9. Research generous schools

  • People often focus on state schools with low sticker prices and overlook private schools; although they tend to have exorbitant sticker prices, they are often quite generous.
  • Some out-of-state public schools toward the middle of the country can be affordable as well because they want to attract good students.

10. Graduate in three years.

This is one of the more underrated and less discussed strategies. You pay for one less year of college AND start making money earlier than your peers? Not too shabby.

Not sure how to do this? Here’s a guide.

11. Get your undergrad degree in four years or less.

You would probably be shocked by the number of students who do not finish their undergraduate degree within the typical four-year timeframe. The financial impact is substantial since it usually requires more debt, and there’s a massive opportunity cost in terms of the income the student could be making if they had graduated on time.

12. Ask family and friends for help. Some people even start crowdfunding campaigns.

13. Take a gap year to work, apply for scholarships, and build your resume.

14. Lastly, consider whether college is the right move for YOU.

Don’t just go because “it’s the thing to do.” College is not for everybody, and you definitely don’t want to take on loans and end up dropping out.

Concluding Thoughts on Student Loans

It is not irresponsible to use loans to help pay for college. It is irresponsible to take on a large amount of debt without a plan in place to handle it.

Regardless, loans have made college affordable for many people. Without them, many Americans would not have the opportunity to earn a college degree, thereby allowing them to land a great job or get started on a specific career path.
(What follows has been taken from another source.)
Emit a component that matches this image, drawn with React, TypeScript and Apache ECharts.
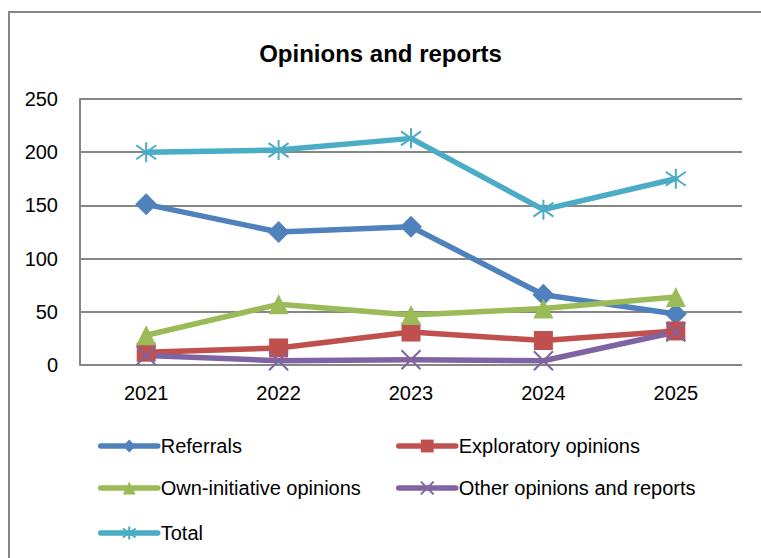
import React, { useEffect, useRef } from "react";
import * as echarts from "echarts";

// Opinions and reports adopted per year, by type
const years = ["2021", "2022", "2023", "2024", "2025"];
const referrals = [151, 125, 130, 66, 48];
const exploratory = [12, 16, 31, 23, 32];
const ownInitiative = [28, 57, 47, 53, 64];
const otherOpinions = [9, 4, 5, 4, 31];
const totals = [200, 202, 213, 146, 175];

const seriesNames = [
  "Referrals",
  "Exploratory opinions",
  "Own-initiative opinions",
  "Other opinions and reports",
  "Total",
];

const FONT = "'Liberation Sans Narrow', 'Arial Narrow', 'Liberation Sans', Arial, sans-serif";
const GRID_GREY = "#868686";

// Marker outlines drawn with strokes (borderWidth) rather than fills
const crossSymbol = "path://M0,0 L20,20 M20,0 L0,20";
const starSymbol = "path://M10,0 L10,20 M1,3 L19,17 M19,3 L1,17";

export default function App() {
  const ref = useRef<HTMLDivElement>(null);

  useEffect(() => {
    if (!ref.current) return;
    const chart = echarts.init(ref.current, undefined, { renderer: "svg" });

    const lineSeries = (
      name: string,
      data: number[],
      color: string,
      symbol: string,
      symbolSize: number | number[],
      stroked = false
    ) => ({
      name,
      type: "line",
      data,
      symbol,
      symbolSize,
      showSymbol: true,
      lineStyle: { color, width: 5.5, cap: "round", join: "round" },
      itemStyle: stroked
        ? { color, borderColor: color, borderWidth: 2 }
        : { color, borderWidth: 0 },
      emphasis: { disabled: true },
    });

    const legendAt = (name: string, left: number, top: number) => ({
      data: [name],
      left,
      top,
      orient: "horizontal",
      itemWidth: 57,
      itemHeight: 16,
      itemGap: 0,
      padding: 0,
      lineStyle: { width: 5.5, cap: "round" },
      textStyle: { fontFamily: FONT, fontSize: 20, color: "#000", padding: [0, 0, 0, -2] },
      selectedMode: false,
    });

    chart.setOption({
      animation: false,
      backgroundColor: "#fff",
      title: {
        text: "Opinions and reports",
        left: "center",
        top: 36,
        textStyle: { fontFamily: FONT, fontSize: 24, fontWeight: "bold", color: "#000" },
      },
      graphic: [
        {
          type: "rect",
          shape: { x: 9, y: 12, width: 800, height: 600 },
          style: { fill: "none", stroke: GRID_GREY, lineWidth: 2 },
          silent: true,
        },
      ],
      legend: [
        legendAt(seriesNames[0], 98, 436),
        legendAt(seriesNames[1], 396, 436),
        legendAt(seriesNames[2], 98, 478),
        legendAt(seriesNames[3], 396, 478),
        legendAt(seriesNames[4], 98, 523),
      ],
      grid: { left: 80, right: 19, top: 99, bottom: 193, containLabel: false },
      xAxis: {
        type: "category",
        data: years,
        boundaryGap: true,
        axisLine: { show: false },
        axisTick: { show: false },
        axisLabel: { fontFamily: FONT, fontSize: 20, color: "#000", margin: 18 },
      },
      yAxis: {
        type: "value",
        min: 0,
        max: 250,
        interval: 50,
        axisLine: { show: true, lineStyle: { color: GRID_GREY, width: 2 } },
        axisTick: { show: false },
        splitLine: { lineStyle: { color: GRID_GREY, width: 2 } },
        axisLabel: { fontFamily: FONT, fontSize: 20, color: "#000", margin: 22 },
      },
      series: [
        lineSeries(seriesNames[0], referrals, "#4F81BD", "diamond", 22),
        lineSeries(seriesNames[1], exploratory, "#C0504D", "rect", 19),
        lineSeries(seriesNames[2], ownInitiative, "#9BBB59", "triangle", 20),
        lineSeries(seriesNames[3], otherOpinions, "#8064A2", crossSymbol, [19, 19], true),
        lineSeries(seriesNames[4], totals, "#4BACC6", starSymbol, [20, 20], true),
      ],
    });

    return () => chart.dispose();
  }, []);

  return (
    <div
      ref={ref}
      style={{ position: "absolute", left: 0, top: 0, width: 761, height: 558 }}
    />
  );
}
To conclude, here are three general rules of thumb if you need to borrow to pay for college:
  1. Use student loans prudently after all other channels have been exhausted
  2. Do not take out more in debt than your estimated salary in your first year out of college.
    • We would go even farther and say this: considering the unpredictability of the future, it is wise to lowball this number.
  3. Start with federal loans, then move to private loans if necessary.
    • This is a large and important topic that will be reserved for another post.